The new leader, seen as a reformist, pledged to adhere to constitutional principles and fight corruption. 

Kuwait's new emir Sheikh Meshal al-Ahmad al-Sabah delivers a speech as he swears in before lawmakers as the country's 17th ruler, at the Kuwaiti parliament, on December 20, 2023 in Kuwait City. (Photo by YASSER AL-ZAYYAT / AFP)
Kuwait's new emir Sheikh Mishal al-Ahmad al-Sabah delivers a speech as he swears in before parliament, December 20 [Yasser al-Zayyat/AFP]

Kuwait’s new emir, Sheikh Mishal al-Ahmad al-Sabah, has been formally sworn in before parliament to begin his rule over the wealthy Gulf monarchy.

The new emir, who took over after the passing of his half-brother, Sheikh Nawaf al-Ahmad al-Sabah, on Saturday, took the oath of office during a special session of the National Assembly on Wednesday morning.

In his inaugural address, Sheikh Mishal pledged to safeguard the country and its people, adhere to constitutional principles and fight corruption.

“I swear by Almighty Allah to respect the constitution and the laws of the state, to defend the liberties, interests and properties of the people and to safeguard the independence and territorial integrity of the country,” he declared.

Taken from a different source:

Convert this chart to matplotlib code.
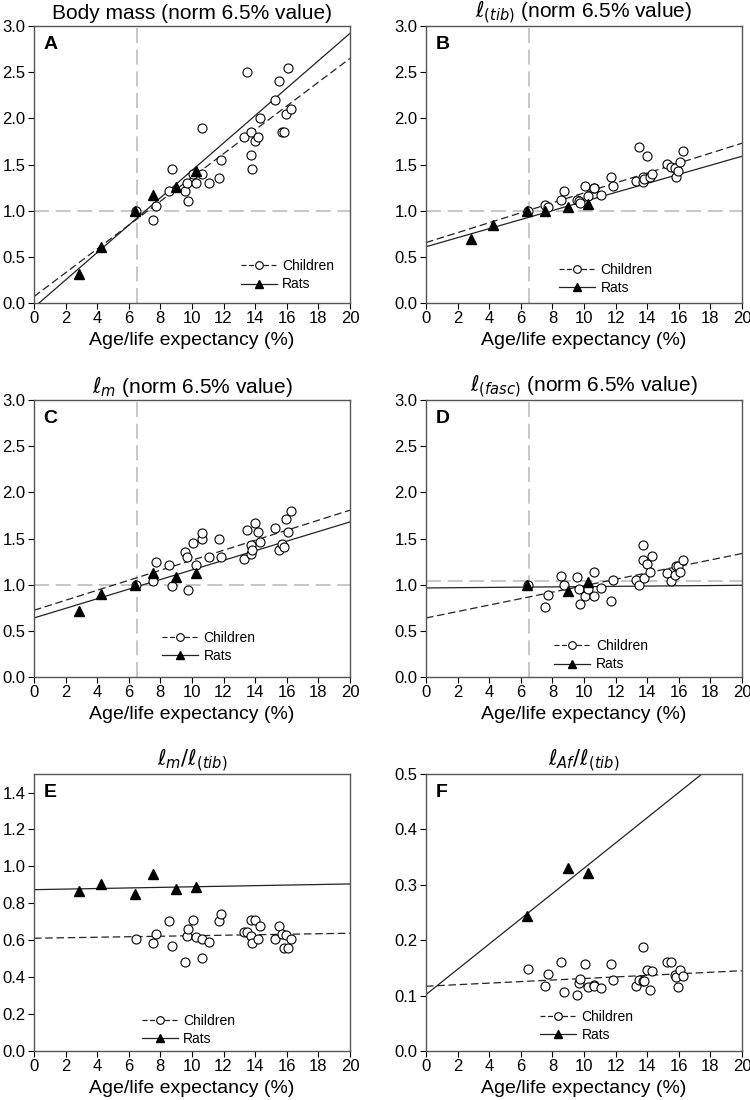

The 83-year-old Sheikh Mishal is Kuwait’s third ruler in just over three years. He has already been de facto leader since 2021 when the frail Sheikh Nawaf handed over most of his duties.

Sheikh Mishal previously served as deputy chief of the National Guard from 2004 to 2020 and head of State Security for 13 years after joining the Ministry of Interior in the 1960s.

As he takes the helm of the OPEC oil producer, he is expected to preserve key Kuwaiti foreign policies, including support for Gulf Arab unity and Western alliances.

Good relations with Saudi Arabia are seen as one of his top priorities. The new emir may also look to expand ties to China as Beijing seeks a bigger role in the region.

Political analyst Hussain Jamal told Al Jazeera that Kuwait’s foreign policy would likely “remain as it is” under the new emir.

“Zero enemies and a lot of friends – regionally and internationally.”

As leader, Sheikh Mishal will also have to grapple with long-running strains between the ruling family and its critics in the perpetually deadlocked and fractious parliament. Critics complain that the friction has hindered fiscal and economic reform.

In 2022, Sheikh Mishal intervened in a protracted dispute between the government and parliament. He dissolved parliament, decreed new elections and replaced the prime minister, but declared no intention to interfere in the vote or the selection of parliament speaker.

After being sworn in, Sheikh Mishal castigated authorities for having previously appointed people to positions “that are not consistent with the simplest rules of justice and fairness”.

He also stressed “the importance of follow-up, responsible oversight, and objective accountability within the framework of the constitution and the law for negligence, dereliction and tampering with the interests of citizens”.

Abdulaziz Mohammed Al-Anjeri, of the Kuwaiti think tank Reconnaissance Research, told Al Jazeera, Sheikh Mishal was likely to rule as a “reformist”.

“He is someone who does not allow nepotism or favourtism to impact his decisions,” Al-Anjeri said.